Earlier this week, I was on MSNBC discussing (with Stephanie Ruhle) Robert Mercer / Renaissance Technologies in re. the "basket options" tax avoidance scheme that they are reported to have used to the tune of $6.8 billion or so. I'm told that the feature may air again later this week, but you needn't wait if you click here. It's about a 4-minute clip, and I first appear at about 2:30. It also features Steve Rosenthal.
The interview was taped a couple of weeks back. So I hadn't known exactly when it would air. But then I heard about it from excited fans (so to speak).
I think there's a possible journalistic backstory to this that doesn't appear in the piece, but that may have helped to motivate general press interest. Mercer's political activism has increased since the IRS started questioning his reported $6.8 billion of claimed tax benefits from the basket options, and I gather that his involvement has extended to the conservative campaign against the IRS Commissioner.
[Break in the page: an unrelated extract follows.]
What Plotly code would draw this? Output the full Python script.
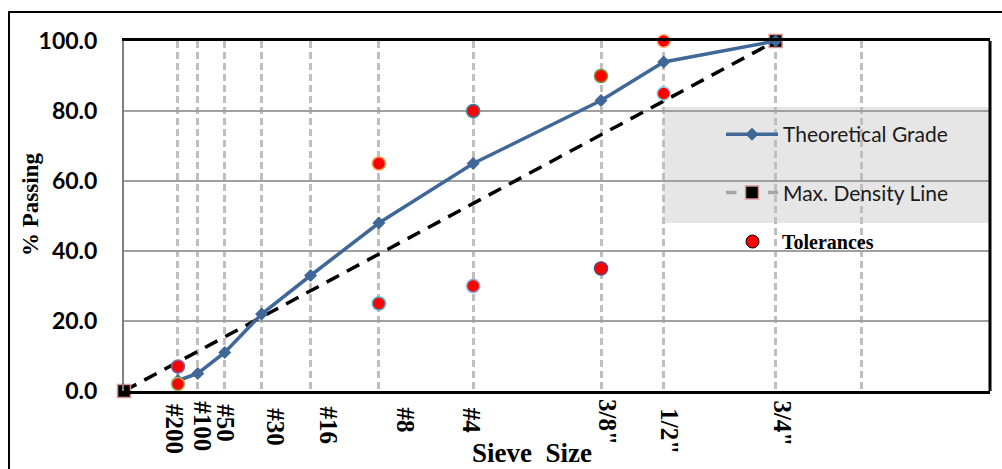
import numpy as np
import plotly.graph_objects as go

# Sieve sizes (mm) plotted on the 0.45-power gradation scale
sieve_labels = ["#200", "#100", "#50", "#30", "#16", "#8", "#4", "3/8\"", "1/2\"", "3/4\""]
sieve_mm = [0.075, 0.15, 0.3, 0.6, 1.18, 2.36, 4.75, 9.5, 12.5, 19.0]
grid_extra_mm = [25.0]  # 1" sieve, gridline only

# Theoretical grade (% passing)
theoretical_pct = [3, 5, 11, 22, 33, 48, 65, 83, 94, 100]

# Maximum density line end points
max_density_mm = [0.0, 19.0]
max_density_pct = [0, 100]

# Tolerance limits (% passing)
tol_mm = [0.075, 0.075, 2.36, 2.36, 4.75, 4.75, 9.5, 9.5, 12.5, 12.5]
tol_pct = [2, 7, 65, 25, 80, 30, 90, 35, 100, 85]
tol_edge = ["#9BBB59", "#8064A2", "#F79646", "#4BACC6", "#31849B",
            "#8EA9D6", "#77933C", "#5F497A", "#FAC090", "#93CDDD"]

y_ticks = [0, 20, 40, 60, 80, 100]

P = 0.45
def pw(v):
    return np.power(np.asarray(v, dtype=float), P)

# label placement tweaks (pixels)
label_dx = [-3, 5, 1, 14, 18, 27, -1, 7, 6, 7]
label_dy = [11, 8, 11, 15, 13, 15, 15, 6, 15, 7]

W, H = 1002, 469
ML, MR, MT, MB = 124, 12, 41, 78
PW, PH = W - ML - MR, H - MT - MB

def px_x(px):
    return (px - ML) / PW

def px_y(py):
    return (H - MB - py) / PH

fig = go.Figure()

fig.add_trace(go.Scatter(
    x=pw(max_density_mm), y=max_density_pct, mode="lines+markers",
    line=dict(color="black", width=3.5, dash="14px,9px"),
    marker=dict(symbol="square", size=13, color="black",
                line=dict(color="#D99694", width=1.5)),
    showlegend=False, cliponaxis=False))

fig.add_trace(go.Scatter(
    x=pw(sieve_mm), y=theoretical_pct, mode="lines+markers",
    name="Theoretical Grade", legendgroup="a",
    line=dict(color="#3F6797", width=3.5),
    marker=dict(symbol="diamond", size=10, color="#3F6797"),
    cliponaxis=False, legend="legend"))

# legend entry for the max density line
fig.add_trace(go.Scatter(
    x=[None], y=[None], mode="lines+markers", name="Max. Density Line",
    legendgroup="b",
    line=dict(color="#A6A6A6", width=3.5, dash="dash"),
    marker=dict(symbol="square", size=13, color="black",
                line=dict(color="#D99694", width=1.5)),
    legend="legend"))

fig.add_trace(go.Scatter(
    x=pw(tol_mm), y=tol_pct, mode="markers",
    marker=dict(symbol="circle", size=13, color="#FF0000",
                line=dict(color=tol_edge, width=1.5)),
    showlegend=False, cliponaxis=False))

fig.add_trace(go.Scatter(
    x=[None], y=[None], mode="markers", name="Tolerances",
    marker=dict(symbol="circle", size=13, color="#FF0000",
                line=dict(color="black", width=1)),
    legend="legend2"))

# sieve labels under the axis
for lab, mm, dx, dy in zip(sieve_labels, sieve_mm, label_dx, label_dy):
    fig.add_annotation(
        x=float(pw(mm)), y=0, xref="x", yref="y", text=lab, showarrow=False,
        textangle=90, xanchor="center", yanchor="top", xshift=dx, yshift=-dy,
        font=dict(family="Liberation Serif", size=25, color="black", weight="bold"))

fig.add_annotation(
    x=px_x(532), y=px_y(453), xref="paper", yref="paper",
    text="Sieve\u00a0 Size", showarrow=False, xanchor="center", yanchor="middle",
    font=dict(family="Liberation Serif", size=27, color="black", weight="bold"))

fig.add_annotation(
    x=px_x(31), y=px_y(205), xref="paper", yref="paper",
    text="% Passing", showarrow=False, textangle=-90,
    xanchor="center", yanchor="middle",
    font=dict(family="Liberation Serif", size=23, color="black", weight="bold"))

shapes = [
    # legend panel
    dict(type="rect", xref="paper", yref="paper",
         x0=px_x(663), x1=1.0, y0=px_y(223), y1=px_y(107),
         fillcolor="#E6E6E6", line=dict(width=0), layer="between"),
    # right border of plot area
    dict(type="line", xref="paper", yref="paper", x0=1, x1=1, y0=0, y1=1,
         line=dict(color="black", width=3), layer="above"),
    # outer frame
    dict(type="rect", xref="paper", yref="paper",
         x0=px_x(9), x1=1.2, y0=-0.6, y1=px_y(12),
         line=dict(color="black", width=2), fillcolor="rgba(0,0,0,0)", layer="above"),
]

fig.update_layout(
    width=W, height=H,
    margin=dict(l=ML, r=MR, t=MT, b=MB),
    paper_bgcolor="white", plot_bgcolor="white",
    shapes=shapes,
    xaxis=dict(
        range=[0, 5.0], tickvals=list(pw(sieve_mm + grid_extra_mm)),
        showticklabels=False, ticks="",
        showgrid=True, gridcolor="#BFBFBF", gridwidth=3, griddash="7px,4px",
        showline=True, linecolor="black", linewidth=3, mirror=True,
        zeroline=False, fixedrange=True),
    yaxis=dict(
        range=[0, 100], tickvals=y_ticks, tickformat=".1f",
        showgrid=True, gridcolor="#A0A0A0", gridwidth=2,
        showline=True, linecolor="#7F7F7F", linewidth=2,
        zeroline=False, ticks="", ticklabelstandoff=20,
        tickfont=dict(family="Lato", size=23, color="black", weight="bold"),
        fixedrange=True),
    legend=dict(
        x=px_x(721), y=px_y(114), xanchor="left", yanchor="top",
        bgcolor="rgba(0,0,0,0)", itemwidth=52, tracegroupgap=28,
        traceorder="grouped",
        font=dict(family="Lato", size=21, color="#1A1A1A")),
    legend2=dict(
        x=px_x(723), y=px_y(222), xanchor="left", yanchor="top",
        bgcolor="rgba(0,0,0,0)", itemwidth=49,
        font=dict(family="Liberation Serif", size=20, color="black", weight="bold")),
)

fig.write_html("out.html")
One might deem this a bit tactless and tasteless, although Mercer certainly appears to have far bigger (and, I would say, more rancid) fish to fry than "just" a possible $6.8B tax liability.
Another question that I suspect has prompted journalistic interest in the story pertains to whether the Trump Administration would interfere with the IRS to Mercer's benefit. When I've been asked about this, I've said that for decades we have had clear norms that generally prevent any such thing from happening. These norms and institutional barriers date back to Nixon, who tried to weaponize the IRS against his political foes, and thereby provoked a whole lot of pushback.
But we do of course live in an era when norms of fair and honest governance seem to be increasingly under threat. So, while this would not have been a major concern at any time in the last 40+ years, who knows what one should expect today.